ABSTRACT

On 26 January 1915 in New York City, Leo Ornstein presented the first of a series of four concerts of ‘modern and futurist music’ at the Bandbox Theater on East 57th St. 1 In a concert now considered a landmark in American musical modernism, Ornstein played works by Korngold, Ravel, Schoenberg, Albéniz, Grondahl and Cyril Scott, as well as three of his own pieces characterized by aggressively dissonant cluster chords. 2 Two weeks later, on 11 February 1915, Percy Grainger presented his New York solo debut concert to a capacity audience at Aeolian Hall on West 42nd St, playing works by Busoni, Brahms, Grieg, Chopin, Ravel, Albéniz and himself. In response both composers received as many plaudits as the formidable American musical press could muster: Ornstein’s portrait appeared on the cover of Musical Courier, his works were discussed in the leading music journals as well as the New York newspapers and within a few months he had signed with a manager to present further recitals in the guise of ‘The Ultra-Modern Composer-Pianist’. Grainger, famously, was ranked by Henry Finck of the New York Evening Post with Paderewski and Kreisler, and as many as 16 concerts were booked with leading American orchestras, including the New York Philharmonic. 3 In the calendar year 1915 more than 120 interviews with Grainger were published in American newspapers. 4 Being commonly hailed as the ‘young Paderewski’ and the ‘Siegfried of the piano’ Grainger chose not to position himself as an ‘ultra-modern’; nor did he, as Ornstein did, cultivate a circle of admiring protomodernists in New York.
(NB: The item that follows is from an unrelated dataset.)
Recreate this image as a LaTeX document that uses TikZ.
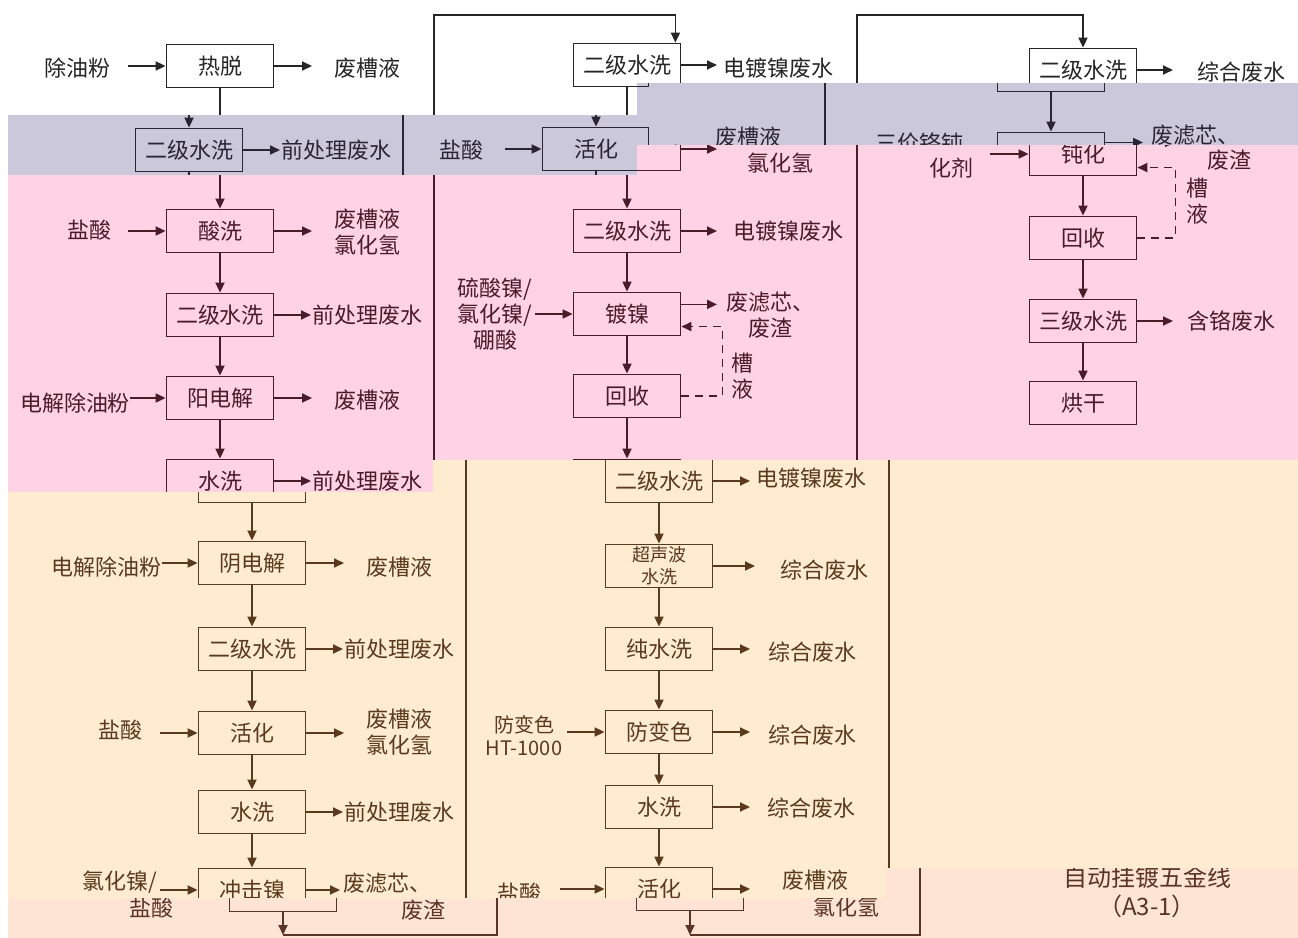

Yet within the following two years Grainger had defined himself both as ‘the most “popular” composer of the day’ and, alternatively (if incongruously), as a well-known composer of ‘futurist’ music. 5 The work that achieved this reputation for Grainger was In a Nutshell, premiered at the Norfolk Connecticut Festival of Music in June 1916. By tracking the US reception of In a Nutshell over the subsequent two years this chapter traces the development of Grainger’s reputation as a modernist composer in the United States, and concludes with a tentative explanation of the reasons why, by the end of the war, this reputation had lapsed.